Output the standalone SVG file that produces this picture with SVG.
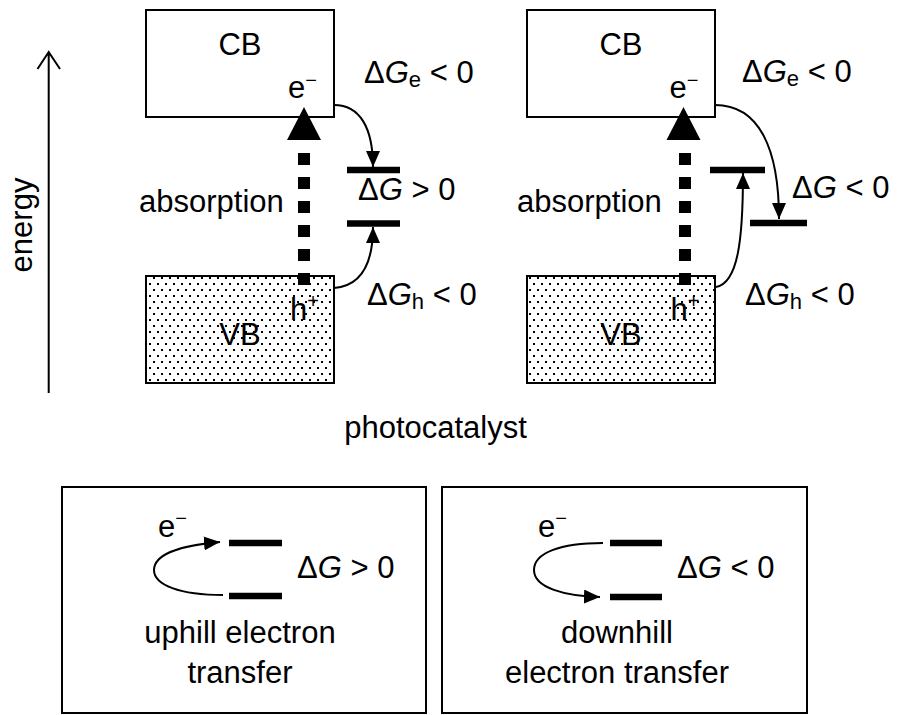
<svg xmlns="http://www.w3.org/2000/svg" width="897" height="715" viewBox="0 0 897 715">
<style>
text{font-family:"Liberation Sans",Arial,sans-serif;font-size:31px;fill:#000}
.box{fill:#fff;stroke:#000;stroke-width:2}
.vb{fill:url(#dots);stroke:#000;stroke-width:2}
.lvl{stroke:#000;stroke-width:6.5;fill:none}
.cur{stroke:#000;stroke-width:2;fill:none;marker-end:url(#ah)}
.abs{stroke:#000;stroke-width:12;stroke-dasharray:12 12;fill:none}
.sup{font-size:20px}
.sub{font-size:22px}
.it{font-style:italic}
</style>
<defs>
<pattern id="dots" width="8" height="12" patternUnits="userSpaceOnUse">
<rect width="8" height="12" fill="#fff"/>
<rect x="1" y="1" width="2" height="2" fill="#000"/>
<rect x="5" y="7" width="2" height="2" fill="#000"/>
</pattern>
<marker id="ah" markerUnits="userSpaceOnUse" markerWidth="16" markerHeight="14" refX="16" refY="7" orient="auto" viewBox="0 0 16 14">
<path d="M0,0 L16,7 L0,14 z" fill="#000"/>
</marker>
</defs>

<g id="energy-axis">
<path d="M48.7,393 V52 M37.5,69 L48.7,52 L60,69" stroke="#000" stroke-width="2" fill="none"/>
<text transform="translate(32,225) rotate(-90)" text-anchor="middle">energy</text>
</g>

<g id="cb-left"><rect class="box" x="146" y="10" width="188" height="107"/><text x="240" y="55" text-anchor="middle">CB</text><text x="288" y="98">e<tspan class="sup" dy="-11.5">−</tspan></text></g>
<g id="vb-left"><rect class="vb" x="146" y="276" width="188" height="107"/><text x="240" y="345" text-anchor="middle">VB</text><text x="290" y="320">h<tspan class="sup" dy="-12">+</tspan></text></g>
<g id="cb-right"><rect class="box" x="527" y="10" width="188" height="107"/><text x="621" y="55" text-anchor="middle">CB</text><text x="669.5" y="98">e<tspan class="sup" dy="-11.5">−</tspan></text></g>
<g id="vb-right"><rect class="vb" x="527" y="276" width="188" height="107"/><text x="621" y="345" text-anchor="middle">VB</text><text x="670.5" y="320">h<tspan class="sup" dy="-12">+</tspan></text></g>

<g id="levels-left"><path class="lvl" d="M347,170 H400 M347,223.5 H400"/><text x="358" y="200">Δ<tspan class="it">G</tspan> &gt; 0</text></g>
<g id="levels-right"><path class="lvl" d="M710,170 H765 M750,223 H807"/><text x="792" y="198">Δ<tspan class="it">G</tspan> &lt; 0</text></g>

<g id="labels">
<text x="139" y="212">absorption</text>
<text x="517" y="212">absorption</text>
<text x="364" y="83">Δ<tspan class="it">G</tspan><tspan class="sub" dy="4">e</tspan><tspan dy="-4"> &lt; 0</tspan></text>
<text x="742" y="82">Δ<tspan class="it">G</tspan><tspan class="sub" dy="4">e</tspan><tspan dy="-4"> &lt; 0</tspan></text>
<text x="367" y="305">Δ<tspan class="it">G</tspan><tspan class="sub" dy="4">h</tspan><tspan dy="-4"> &lt; 0</tspan></text>
<text x="745" y="305">Δ<tspan class="it">G</tspan><tspan class="sub" dy="4">h</tspan><tspan dy="-4"> &lt; 0</tspan></text>
<text x="435.5" y="438" text-anchor="middle">photocatalyst</text>
</g>

<g id="legend-uphill">
<rect class="box" x="62" y="487" width="364" height="226"/>
<path class="lvl" d="M229,543 H282 M229,596 H282"/>
<text x="158" y="537">e<tspan class="sup" dy="-12">−</tspan></text>
<text x="297" y="578">Δ<tspan class="it">G</tspan> &gt; 0</text>
<text x="240" y="643" text-anchor="middle">uphill electron</text>
<text x="240" y="683" text-anchor="middle">transfer</text>
</g>
<g id="legend-downhill">
<rect class="box" x="442" y="487" width="365" height="226"/>
<path class="lvl" d="M610,543 H662 M610,597 H662"/>
<text x="538" y="537">e<tspan class="sup" dy="-12">−</tspan></text>
<text x="677" y="578">Δ<tspan class="it">G</tspan> &lt; 0</text>
<text x="617" y="643" text-anchor="middle">downhill</text>
<text x="617" y="683" text-anchor="middle">electron transfer</text>
</g>

<g id="connectors">
<path class="abs" d="M304,153 V285"/>
<path d="M304,107 L287,140 L321,140 z" fill="#000"/>
<path class="abs" d="M685,153 V285"/>
<path d="M683.5,107 L666.5,140 L700.5,140 z" fill="#000"/>
<path class="cur" d="M334,105 C360,105 373,128 373,167"/>
<path class="cur" d="M334,288 C360,286 373,265 373,227"/>
<path class="cur" d="M715,105 C760,105 779,150 779,219"/>
<path class="cur" d="M716,287 C738,283 743,240 743,173"/>
<path class="cur" d="M223,595 C180,595 154,585 154,570 C154,553 185,545 220,542"/>
<path class="cur" d="M603,543 C560,543 534,553 534,570 C534,588 565,596 600,597"/>
</g>
</svg>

▶ [Requirements]: Exclude the pictures, and transcribe all of the material exactly.

▶ [Written answer]:
Output the standalone SVG file that produces this picture with SVG.
<svg xmlns="http://www.w3.org/2000/svg" width="897" height="715" viewBox="0 0 897 715">
<style>
text{font-family:"Liberation Sans",Arial,sans-serif;font-size:31px;fill:#000}
.box{fill:#fff;stroke:#000;stroke-width:2}
.vb{fill:url(#dots);stroke:#000;stroke-width:2}
.lvl{stroke:#000;stroke-width:6.5;fill:none}
.cur{stroke:#000;stroke-width:2;fill:none;marker-end:url(#ah)}
.abs{stroke:#000;stroke-width:12;stroke-dasharray:12 12;fill:none}
.sup{font-size:20px}
.sub{font-size:22px}
.it{font-style:italic}
</style>
<defs>
<pattern id="dots" width="8" height="12" patternUnits="userSpaceOnUse">
<rect width="8" height="12" fill="#fff"/>
<rect x="1" y="1" width="2" height="2" fill="#000"/>
<rect x="5" y="7" width="2" height="2" fill="#000"/>
</pattern>
<marker id="ah" markerUnits="userSpaceOnUse" markerWidth="16" markerHeight="14" refX="16" refY="7" orient="auto" viewBox="0 0 16 14">
<path d="M0,0 L16,7 L0,14 z" fill="#000"/>
</marker>
</defs>

<g id="energy-axis">
<path d="M48.7,393 V52 M37.5,69 L48.7,52 L60,69" stroke="#000" stroke-width="2" fill="none"/>
<text transform="translate(32,225) rotate(-90)" text-anchor="middle">energy</text>
</g>

<g id="cb-left"><rect class="box" x="146" y="10" width="188" height="107"/><text x="240" y="55" text-anchor="middle">CB</text><text x="288" y="98">e<tspan class="sup" dy="-11.5">−</tspan></text></g>
<g id="vb-left"><rect class="vb" x="146" y="276" width="188" height="107"/><text x="240" y="345" text-anchor="middle">VB</text><text x="290" y="320">h<tspan class="sup" dy="-12">+</tspan></text></g>
<g id="cb-right"><rect class="box" x="527" y="10" width="188" height="107"/><text x="621" y="55" text-anchor="middle">CB</text><text x="669.5" y="98">e<tspan class="sup" dy="-11.5">−</tspan></text></g>
<g id="vb-right"><rect class="vb" x="527" y="276" width="188" height="107"/><text x="621" y="345" text-anchor="middle">VB</text><text x="670.5" y="320">h<tspan class="sup" dy="-12">+</tspan></text></g>

<g id="levels-left"><path class="lvl" d="M347,170 H400 M347,223.5 H400"/><text x="358" y="200">Δ<tspan class="it">G</tspan> &gt; 0</text></g>
<g id="levels-right"><path class="lvl" d="M710,170 H765 M750,223 H807"/><text x="792" y="198">Δ<tspan class="it">G</tspan> &lt; 0</text></g>

<g id="labels">
<text x="139" y="212">absorption</text>
<text x="517" y="212">absorption</text>
<text x="364" y="83">Δ<tspan class="it">G</tspan><tspan class="sub" dy="4">e</tspan><tspan dy="-4"> &lt; 0</tspan></text>
<text x="742" y="82">Δ<tspan class="it">G</tspan><tspan class="sub" dy="4">e</tspan><tspan dy="-4"> &lt; 0</tspan></text>
<text x="367" y="305">Δ<tspan class="it">G</tspan><tspan class="sub" dy="4">h</tspan><tspan dy="-4"> &lt; 0</tspan></text>
<text x="745" y="305">Δ<tspan class="it">G</tspan><tspan class="sub" dy="4">h</tspan><tspan dy="-4"> &lt; 0</tspan></text>
<text x="435.5" y="438" text-anchor="middle">photocatalyst</text>
</g>

<g id="legend-uphill">
<rect class="box" x="62" y="487" width="364" height="226"/>
<path class="lvl" d="M229,543 H282 M229,596 H282"/>
<text x="158" y="537">e<tspan class="sup" dy="-12">−</tspan></text>
<text x="297" y="578">Δ<tspan class="it">G</tspan> &gt; 0</text>
<text x="240" y="643" text-anchor="middle">uphill electron</text>
<text x="240" y="683" text-anchor="middle">transfer</text>
</g>
<g id="legend-downhill">
<rect class="box" x="442" y="487" width="365" height="226"/>
<path class="lvl" d="M610,543 H662 M610,597 H662"/>
<text x="538" y="537">e<tspan class="sup" dy="-12">−</tspan></text>
<text x="677" y="578">Δ<tspan class="it">G</tspan> &lt; 0</text>
<text x="617" y="643" text-anchor="middle">downhill</text>
<text x="617" y="683" text-anchor="middle">electron transfer</text>
</g>

<g id="connectors">
<path class="abs" d="M304,153 V285"/>
<path d="M304,107 L287,140 L321,140 z" fill="#000"/>
<path class="abs" d="M685,153 V285"/>
<path d="M683.5,107 L666.5,140 L700.5,140 z" fill="#000"/>
<path class="cur" d="M334,105 C360,105 373,128 373,167"/>
<path class="cur" d="M334,288 C360,286 373,265 373,227"/>
<path class="cur" d="M715,105 C760,105 779,150 779,219"/>
<path class="cur" d="M716,287 C738,283 743,240 743,173"/>
<path class="cur" d="M223,595 C180,595 154,585 154,570 C154,553 185,545 220,542"/>
<path class="cur" d="M603,543 C560,543 534,553 534,570 C534,588 565,596 600,597"/>
</g>
</svg>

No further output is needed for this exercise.